Diğer yandan, gafletin yine hissi iptal etmesi sebebiyle, kâfirler küfrün, münafıklar nifakın, fâsıklar fıskın, günahkârlar günahın elim acısını her zaman aynı derecede hissetmezler. Hayatın “çalış–kazan–tüket” çemberinde dönüp durması ve buna eğlencenin de eklenmesi, hisleri âdeta bütün bütün iptal etmektedir. İşte bu vaziyet karşısında ancak gerçek ilmî hassasiyetin gelişmesi, insanların önüne hakikatlerin hiç olmazsa ilmen ve misalleriyle konulması, her gün onbinlerce cenazenin gösterdiği ölüm hakikati ve Âhiret gerçeği, gaflet perdesini belli ölçülerde aralayabilir, parçalayabilir.
Her gün, yeni bir gündür ve yeni bir dünya kurulur. Hattâ, her an yeni bir andır ve dünya her an yenilenmektedir. Bilhassa ehl-i tasavvuf âlimler, kâinatın her an zeval–hudûs yaşadığını, yani Cenab-ı Allah’ın her an kâinatı yok ve yeniden var ettiğini, yok ve var etmenin süratinden dolayı da bizim kâinatı ve kendimizi sürekli var gördüğümüzü söylemektedirler.
Bu bakımdan, âlem, günler, belki saatler, hattâ anlar adedince aynı model veya mahiyet üzerinde ayrı bir âlem olmakta, biz de her saat, belki her an yine aynı modelimiz veya mahiyetimiz üzerinde ayrı bir fert olarak hayatımızı sürdürmekteyiz.
İşte, iman, şahsımızdaki, her insanın şahsındaki her bir ferdin, her bir âlemin ışığıdır;
Allah Lâfz-i Celâl’inin bütün İlâhî İsimleri muhtevî bulunması hasebiyle,
Lâ Rabbe illa’llah,
Lâ Ĥâliqa illa’llah,
lâ Râzika illa’llah,
lâ Ma’bûde illa’llah,
lâ Muhyie illa’llah,
lâ Mümîte illa’llah,
lâ Kayyûme illa’llah gibi ihtiva ettiği bütün manâlarıyla Lâ ilâhe illa’llah, her bir ferdin, her bir âlemin kapılarını açan bir anahtardır.

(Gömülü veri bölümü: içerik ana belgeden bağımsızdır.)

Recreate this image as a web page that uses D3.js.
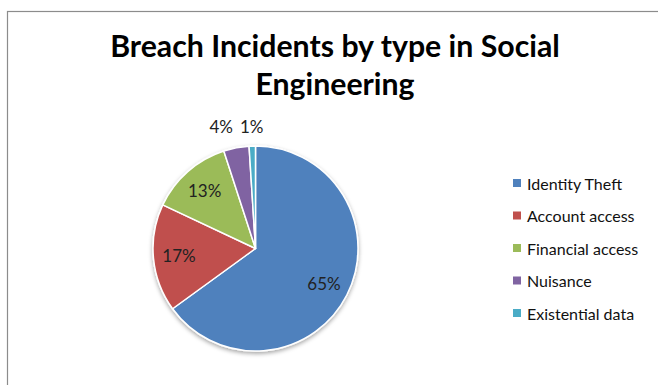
<!DOCTYPE html>
<html><head><meta charset="utf-8">
<script src="https://cdn.jsdelivr.net/npm/d3@7"></script>
<style>
html,body{margin:0;padding:0;background:#fff;overflow:hidden;}
svg{display:block;}
text{font-family:Lato,"Open Sans",sans-serif;}
</style></head>
<body>
<svg id="chart" width="658" height="385"></svg>
<script>
const titleLines = ["Breach Incidents by type in Social", "Engineering"];
const categories = ["Identity Theft", "Account access", "Financial access", "Nuisance", "Existential data"];
const values = [65, 17, 13, 4, 1];
const colors = ["#4F81BD", "#C0504D", "#9BBB59", "#8064A2", "#4BACC6"];

const W = 658, H = 385;
const svg = d3.select("#chart");

// chart border
svg.append("rect").attr("x", 7.5).attr("y", 11.5).attr("width", 700).attr("height", 500)
  .attr("fill", "#fff").attr("stroke", "#8c8c8c").attr("stroke-width", 1.2);

// title
const titleX = 335;
const tl = svg.append("g");
titleLines.forEach((t, i) => {
  tl.append("text").attr("x", titleX).attr("y", 57 + i * 38)
    .attr("text-anchor", "middle").attr("font-weight", "bold")
    .attr("font-size", 29).attr("fill", "#000").text(t);
});
const first = tl.select("text").node();
const w0 = first.getComputedTextLength();
const fs = 29 * 450 / w0;
tl.selectAll("text").attr("font-size", Math.min(fs, 32));

// pie
const cx = 255.5, cy = 248.5, r = 102.5;
const defs = svg.append("defs");
const f = defs.append("filter").attr("id", "sh").attr("x", "-20%").attr("y", "-20%").attr("width", "140%").attr("height", "140%");
f.append("feDropShadow").attr("dx", 0).attr("dy", 2).attr("stdDeviation", 2)
  .attr("flood-color", "#000").attr("flood-opacity", 0.35);

const data = categories.map((c, i) => ({cat: c, v: values[i], color: colors[i]}));
const pie = d3.pie().value(d => d.v).sort(null);
const arcs = pie(data);
const arc = d3.arc().innerRadius(0).outerRadius(r);
const g = svg.append("g").attr("transform", `translate(${cx},${cy})`);
g.append("g").attr("filter", "url(#sh)")
  .selectAll("path").data(arcs).join("path")
  .attr("d", arc).attr("fill", d => d.data.color)
  .attr("stroke", "#fff").attr("stroke-width", 1.5).attr("stroke-linejoin", "round");

const total = d3.sum(values);
const inArc = d3.arc().innerRadius(r * 0.75).outerRadius(r * 0.75);
const outArc = d3.arc().innerRadius(r + 20).outerRadius(r + 20);
const labels = arcs.map(a => {
  const frac = a.data.v / total;
  const inside = frac >= 0.08;
  const p = inside ? inArc.centroid({startAngle: a.startAngle, endAngle: a.endAngle}) :
                     outArc.centroid({startAngle: a.startAngle, endAngle: a.endAngle});
  return {txt: Math.round(frac * 100) + "%", x: p[0], y: p[1], inside};
});
const lt = g.selectAll("text.lbl").data(labels).join("text").attr("class", "lbl")
  .attr("text-anchor", "middle").attr("dominant-baseline", "central")
  .attr("font-size", 17).attr("fill", "#222")
  .text(d => d.txt);
const nodes = lt.nodes();
labels.forEach((d, i) => d.w = nodes[i].getComputedTextLength());
const outs = labels.map((d, i) => i).filter(i => !labels[i].inside);
for (let k = outs.length - 2; k >= 0; k--) {
  const a = labels[outs[k]], b = labels[outs[k + 1]];
  const minD = (a.w + b.w) / 2 + 7;
  if (b.x - a.x < minD) a.x = b.x - minD;
  a.y = b.y = Math.min(a.y, b.y);
}
lt.attr("x", d => d.x).attr("y", d => d.y);

// legend
const lg = svg.append("g").attr("transform", "translate(513,183)");
const rows = lg.selectAll("g").data(data).join("g")
  .attr("transform", (d, i) => `translate(0,${i * 32.5})`);
rows.append("rect").attr("x", 0).attr("y", -4).attr("width", 8).attr("height", 8)
  .attr("fill", d => d.color);
rows.append("text").attr("x", 14).attr("y", 0).attr("dominant-baseline", "central")
  .attr("font-size", 16).attr("fill", "#111").text(d => d.cat);
</script>
</body></html>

Kâinatta ve şahsımızda cereyan eden her bir hadise Allah Lâfz-i Celâl’inin ihtiva eden İlâhî İsimler’in eseri olduğundan, Lâ ilâhe illa’llah, bütün mertebeleriyle tevhidi ifade etmekte ve hadiseler ağında insanı şirke düşmekten korumaktadır.
Ayrıca, insanda hükmeden nefs, heva, heves, vehim ve şeytan, her an zihne ve kalbe pek çok şüphe ve vesveseler üşüştürür ve iman nûrunu söndürmeye çalışır. Bunun yanısıra, insandan küfür derecesinde tesiri bulunan bazı sözler ve davranışlar da eksik olmaz. İşte bütün bu sebeplerle her vakit, her gün, her saat Lâ ilâhe illa’llah ile imanımızı yenilememiz son derece önemlidir. Bundan dolayıdır ki, Peygamber Efendimiz (s.a.s.), “İmanınızı Lâ ilâhe illa’llah ile yenileyin!” buyurmuşlardır.’’
Evet, biliyorum ki günümüz siyaset meseleleri birçoğumuzun zamanını iştigal ettiği için, bu yazılan ve anlatılan hakikatlar çok bir anlam ifade etmiyor. İlgilendiğimiz siyasi ve gündemler birer malayaniyat olarak gözükmüyor.
Oysa ki Üstad iç dairenin ne kadar çok büyük bir önem arz ettiğini yaşayarak göstermek adına, 20 milyondan fazla insanın öldüğü ikinci dünya savaşında yıllarca radyo dahi dinlememişti.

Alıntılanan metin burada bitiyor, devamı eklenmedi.